Automatic data classification via the Data Classification platform

When you register a data source, you have the option to store a data profile and sample data. These options are required if you want to classify columns in the data set.

The Data Classification platform predicts the data classes of selected columns and sends them back to Collibra Data Intelligence Cloud, where you confirm or reject the suggested data classes. The Data Classification Platform uses your feedback to retrain the platform and improve future data classifications.

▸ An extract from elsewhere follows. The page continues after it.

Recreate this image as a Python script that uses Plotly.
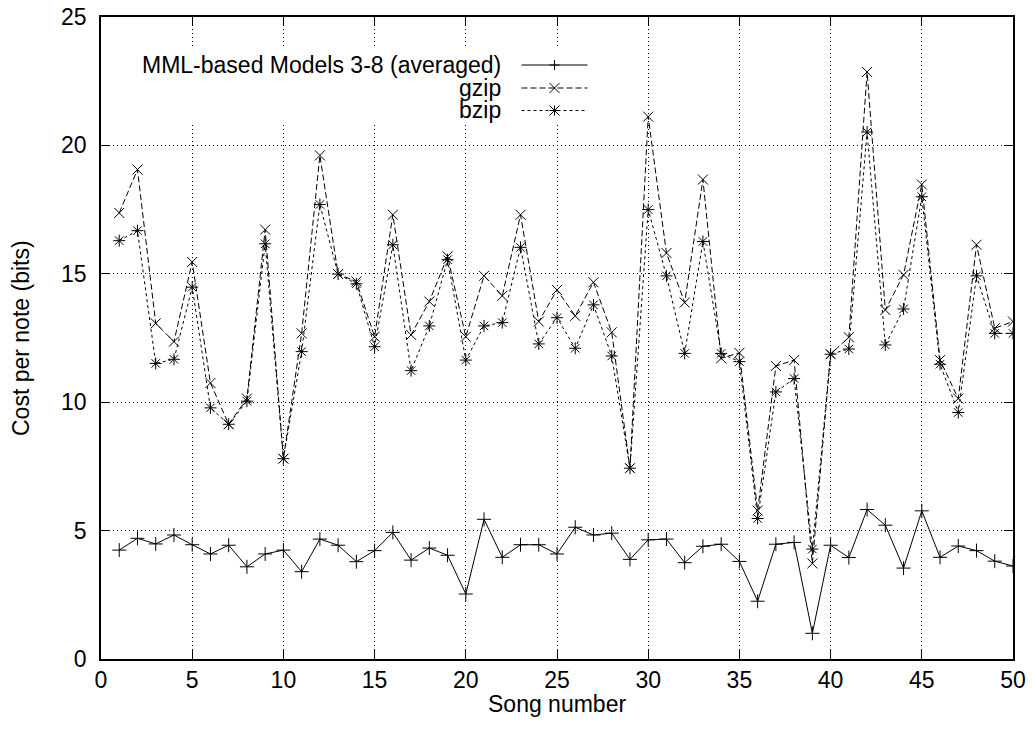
import plotly.graph_objects as go

songs = list(range(1, 51))
mml = [4.24, 4.70, 4.48, 4.83, 4.45, 4.09, 4.43, 3.59, 4.09, 4.24,
       3.40, 4.67, 4.43, 3.79, 4.22, 4.93, 3.85, 4.32, 4.04, 2.53,
       5.44, 3.96, 4.45, 4.45, 4.09, 5.13, 4.83, 4.90, 3.88, 4.64,
       4.67, 3.75, 4.39, 4.47, 3.80, 2.25, 4.47, 4.54, 1.00, 4.43,
       3.95, 5.82, 5.21, 3.54, 5.77, 3.96, 4.40, 4.22, 3.81, 3.62]
gzip = [17.37, 19.06, 13.07, 12.36, 15.46, 10.75, 9.14, 10.14, 16.72, 7.80,
        12.68, 19.61, 14.99, 14.70, 12.55, 17.30, 12.62, 13.92, 15.68, 12.55,
        14.92, 14.14, 17.30, 13.14, 14.37, 13.36, 14.67, 12.72, 7.43, 21.12,
        15.81, 13.88, 18.67, 11.71, 11.92, 5.78, 11.41, 11.64, 3.72, 11.87,
        12.53, 22.86, 13.59, 14.96, 18.48, 11.64, 10.14, 16.13, 12.88, 13.14]
bzip = [16.29, 16.68, 11.51, 11.67, 14.48, 9.78, 9.14, 10.04, 16.17, 7.80,
        11.97, 17.70, 14.99, 14.61, 12.16, 16.13, 11.23, 12.97, 15.55, 11.64,
        12.97, 13.10, 16.03, 12.27, 13.29, 12.10, 13.79, 11.80, 7.43, 17.50,
        14.92, 11.90, 16.26, 11.90, 11.58, 5.47, 10.40, 10.92, 4.28, 11.87,
        12.07, 20.52, 12.23, 13.63, 18.00, 11.48, 9.60, 14.92, 12.68, 12.68]

names = ["MML-based Models 3-8 (averaged)", "gzip", "bzip"]
x_ticks = [0, 5, 10, 15, 20, 25, 30, 35, 40, 45, 50]
y_ticks = [0, 5, 10, 15, 20, 25]
x_title = "Song number"
y_title = "Cost per note (bits)"

FONT = "Liberation Sans, Arial, Helvetica, sans-serif"
FS = 23

styles = [
    dict(dash="solid", symbol="cross-thin-open"),
    dict(dash="6px,3px", symbol="x-thin-open"),
    dict(dash="3px,3px", symbol="asterisk-open"),
]

fig = go.Figure()
for name, ys, st in zip(names, [mml, gzip, bzip], styles):
    fig.add_trace(go.Scatter(
        x=songs, y=ys, mode="lines+markers", name=name, showlegend=False,
        line=dict(color="black", width=1, dash=st["dash"]),
        marker=dict(symbol=st["symbol"], size=10, color="black",
                    line=dict(color="black", width=1)),
    ))

# blank key area hiding the grid
fig.add_shape(type="rect", xref="x", yref="y", x0=1.57, x1=27.3, y0=20.9, y1=23.75,
              fillcolor="white", line=dict(width=0), layer="between")

# plot area geometry in page pixels (reference)
PL, PT, PW, PH = 101.0, 17.0, 912.0, 642.0

def px(xp):
    return (xp - PL) / PW

def py(yp):
    return 1 - (yp - PT) / PH

# custom key: text right-aligned, sample to the right
text_right = px(503)
sample_cx = px(554.5)
row_y = [py(65), py(88), py(110.5)]
paths = {
    "cross-thin-open": "M-5,0L5,0M0,-5L0,5",
    "x-thin-open": "M-5,-5L5,5M-5,5L5,-5",
    "asterisk-open": "M-5,0L5,0M0,-5L0,5M-5,-5L5,5M-5,5L5,-5",
}
for name, st, yy in zip(names, styles, row_y):
    fig.add_annotation(x=text_right, y=yy, xref="paper", yref="paper", text=name,
                       showarrow=False, xanchor="right", yanchor="middle",
                       font=dict(family=FONT, size=FS, color="black"))
    fig.add_shape(type="line", xref="paper", yref="paper", xsizemode="pixel", ysizemode="pixel",
                  xanchor=sample_cx, yanchor=yy, x0=-33, x1=33, y0=0, y1=0,
                  line=dict(color="black", width=1, dash=st["dash"]), layer="above")
    fig.add_shape(type="path", xref="paper", yref="paper", xsizemode="pixel", ysizemode="pixel",
                  xanchor=sample_cx, yanchor=yy, path=paths[st["symbol"]],
                  line=dict(color="black", width=1), layer="above")

# axis titles as annotations for exact placement
fig.add_annotation(x=0.5, y=py(704), xref="paper", yref="paper", text=x_title,
                   showarrow=False, xanchor="center", yanchor="middle",
                   font=dict(family=FONT, size=FS, color="black"))
fig.add_annotation(x=px(21), y=py(338), xref="paper", yref="paper", text=y_title,
                   showarrow=False, xanchor="center", yanchor="middle", textangle=-90,
                   font=dict(family=FONT, size=FS, color="black"))

axis_common = dict(
    showline=True, linecolor="black", linewidth=1.5, mirror="ticks",
    ticks="inside", ticklen=9, tickwidth=1.2, tickcolor="black",
    showgrid=True, gridcolor="black", gridwidth=1, griddash="1px,3px",
    zeroline=False, ticklabeloverflow="allow",
    tickfont=dict(family=FONT, size=FS, color="black"),
)
fig.update_xaxes(range=[0, 50], tickvals=x_ticks, **axis_common)
fig.update_yaxes(range=[0, 25], tickvals=y_ticks, ticklabelstandoff=8, **axis_common)

fig.update_layout(
    width=1032, height=731,
    margin=dict(l=101, r=19, t=17, b=72, autoexpand=False),
    paper_bgcolor="white", plot_bgcolor="white",
    font=dict(family=FONT, size=FS, color="black"),
)

# remove the default 8px page margin so the figure fills the window exactly
fig.write_html("out.html", config={"displayModeBar": False},
               post_script="document.body.style.margin='0';")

Warning   If you want to use the Data Classification platform, request it via your Collibra contact or create a support ticket.

Limitations

Automatic data classification flow

In the following schema, you can see the different steps of an automatic data classification flow.

Data Classification flow

Step

Description

Step 1 You select the columns that you want to classify and send their sample data to the Data Classification platform.
Step 2 The Data Classification platform predicts the data classes of the columns.
Step 3 The Data Classification platform sends the data classes to Collibra.
Step 4

You accept or reject the predicted data class of each column or add your own new classes.

The Data Classification platform might predict multiple data classes for a column. In this case, if the prediction is accurate, you can accept multiple data classes for the column.

Step 5

Your selections are sent to the Data Classification platform.

The Data Classification platform stores your selections, along with the associated sample data, to retrain the Classification Model and improve future classification predictions.